There has been a lot of fear-mongering related to the increasing numbers of refugees in Western countries—despite the fact that between the years of 2008 and 2016, there were almost twice as many terrorist incidents by right-wing American extremists (the majority of whom are white men) as by Islamist ones in the United States.
Unfortunately, everyone—Western governments, in particular—has abandoned their duties to the refugees, who might not have left their countries if not for the brutality of the oppressive regimes with whom “the international community” acts as an accomplice. Civilians were abandoned in countries like Syria, Yemen, and Iraq, and they were left alone under the despotisms’ and terrorists’ fires. This would not have happened if there were an active U.N. and vibrant international community.
The best solution for the refugees’ problem, I believe, is to get rid of the tyrannies. For instance, if Europe wanted to see a decline in the asylum seekers’ numbers, all they have to do is to help Arab peoples to get rid of oppressive regimes like Bashar al-Assad’s. Linking the influx of refugees with the increase of terrorist attacks is totally unjust: The majority of terrorist attacks are in the Arab region. This terrorism feeds into the tyrannies and opposes the Arab Spring. Terrorism and despotism are two faces of one coin, they are nourishing each other, and we have to understand that.
Then some come and try to put us between two impossible options: either despotism or terrorism. What an insane option! We’ve no option other than freedom, dignity, democracy, rule of law, and peace, and that is what we are going to achieve one day.
You’re famous for advocating for peaceful protest, and for putting down guns, something that’s come up a bit in the States, now, with March for Our Lives calling for stricter gun legislation.
The spread of arms is a major challenge in the Yemeni community—Yemenis own about 60 million pieces of arms. [As part of our work,] I called on the Yemeni people to abandon their arms, and to protest while carrying roses instead, to show them how nonviolence is less expensive both in cost and human life. Nobody believed that I could start a peaceful revolution. I still remember the words of my friends, and ambassadors who visited me following my release, who told me that people will not listen to me regarding peaceful work. But I insisted and told them that the day will come when you see millions of Yemenis struggling peacefully and overthrowing the Saleh regime all the same.
Millions of people went in protest carrying roses in 18 governorates, chanting the same chant that I chanted, and carrying the same flag I carried, and facing violence with only peace and roses in their hands. Despite all the violence and oppression committed by Saleh, we did not abandon our peaceful methods. We spent 10 months in daily protests, [my husband and our children and I] slept in tents . . . we did not go home until we ousted the dictator and forced him to step down.

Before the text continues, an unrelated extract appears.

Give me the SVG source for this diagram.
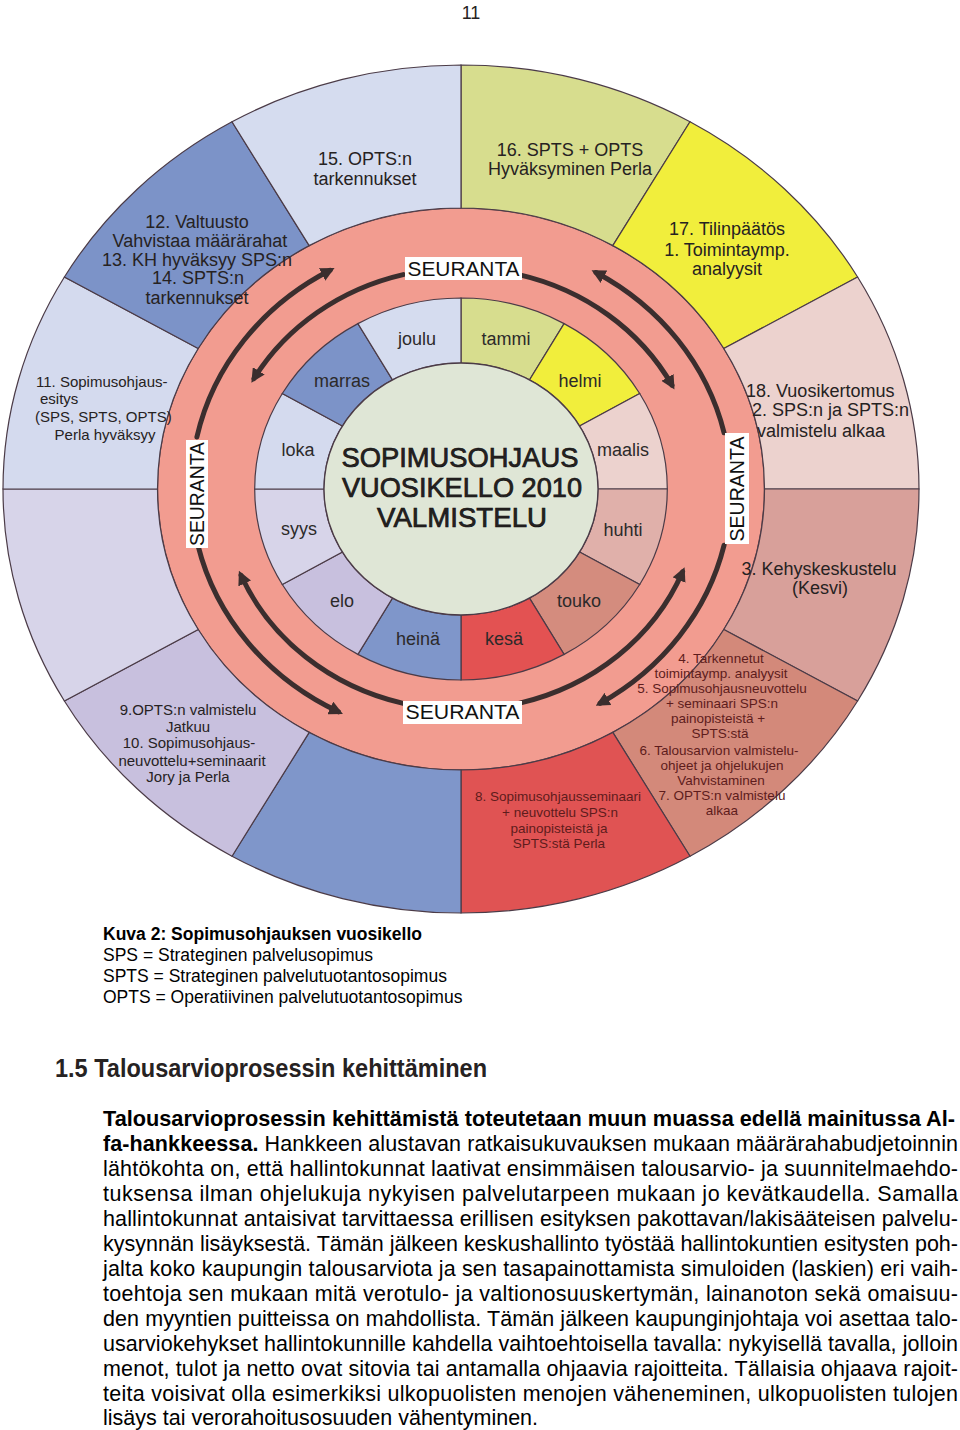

What do you say to people who believe that the Arab Spring ultimately failed?
Unfortunately, they [say that because they] are ignorant, or because they don’t want us to win in this battle. There are many supporters and believers of our cause and our victory. For those who are ignorant, or those who have lost hope, we ask: Why? We are the ones who live under threat and subject to the violations and to all this pressure, yet we did not lose hope. We still adhere to our dreams, to our struggles, and will form our freedom.
Why do you lose hope? Why do you forget your history? When I talk in my interviews and speeches, I always ask people in the U.S., and the West: “How did you reach this moment of freedom and democracy?” Was it just like that, all of sudden, without any suffering? Or it was a long march of struggle by the previous generations? And sacrifices of blood, pains and tears by your ancestors for the sake of your freedom and happiness? Without the struggles and sacrifices of the founding fathers, you would not have had this great constitution, and you would not have lived in prosperity, and you would not have had this democracy.
Today, we are facing all this pain, and providing all these sacrifices for the next generations. We did not fail—to the contrary, we have achieved our first goal, of our revolution, and overthrown dictators who ruled us for decades of injustice, corruption, and fear. Yes; the Arab Spring may have stumbled because of counterrevolutions, military coups, and the international community’s silence or complicity, but it did not die. It is continuing and will reemerge again and again, as long as there is a state of tyranny, corruption, nepotism, and failure, until our people enjoy a free and decent life, and will certainly enjoy that one very soon day.
But it was the international community who failed the Arab Spring: It was obvious and clear in Egypt when the international community supported the military coup d’état against the first elected president in Egypt’s history; also in Yemen, when it has turned a blind eye to Houthis and Iran violations from one side, and to Saudi and Emirates violations on the other. It is obvious as seen in the absence of the international community from the daily slaughter by Bashar al-Assad, who has killed more than 500,000 people and displaced millions of others simply because they called for freedom. But I’m telling them that by staying silent, by staying complicit, they will lose—both their values and the future. The international community has to ally with people, not despotism, in order to survive; tyrannies will leave one day, and only the people who struggle for freedom, justice, and democracy will remain.
Is it hard to stay optimistic?
What I would tell someone who is losing hope, is to always believe in themselves, and that they are capable of change—change is an imperative, nonstop process, and tyrannies and their supporters among countries will not continue forever. Despots may continue with their violations, but ultimately, they will lose—bigotry and hatred might prevail, but they will disappear at the end. Why am I saying this? It is because we are in the 21st century, the age of the Internet, IT revolution, social media, and the era of one global community. Look, for instance, to the solidarity and rejection by the American people of Trump’s decisions, and the protests of thousands of them condemning his policies. Look at the feminism movement and protests within this context, and students who protest against weapons. Is this easy to do? Is it simple? Certainly not . . . but when people say “no” to injustice, nobody can resist them. Once you recognize and move to address injustice, even in a small way, the world is moving towards a better world.
So I am optimistic. But certainly, I’m sad for all this destruction. I’m optimistic that the future will be as great as we wished for. I trust in the future, as it’s us who make it.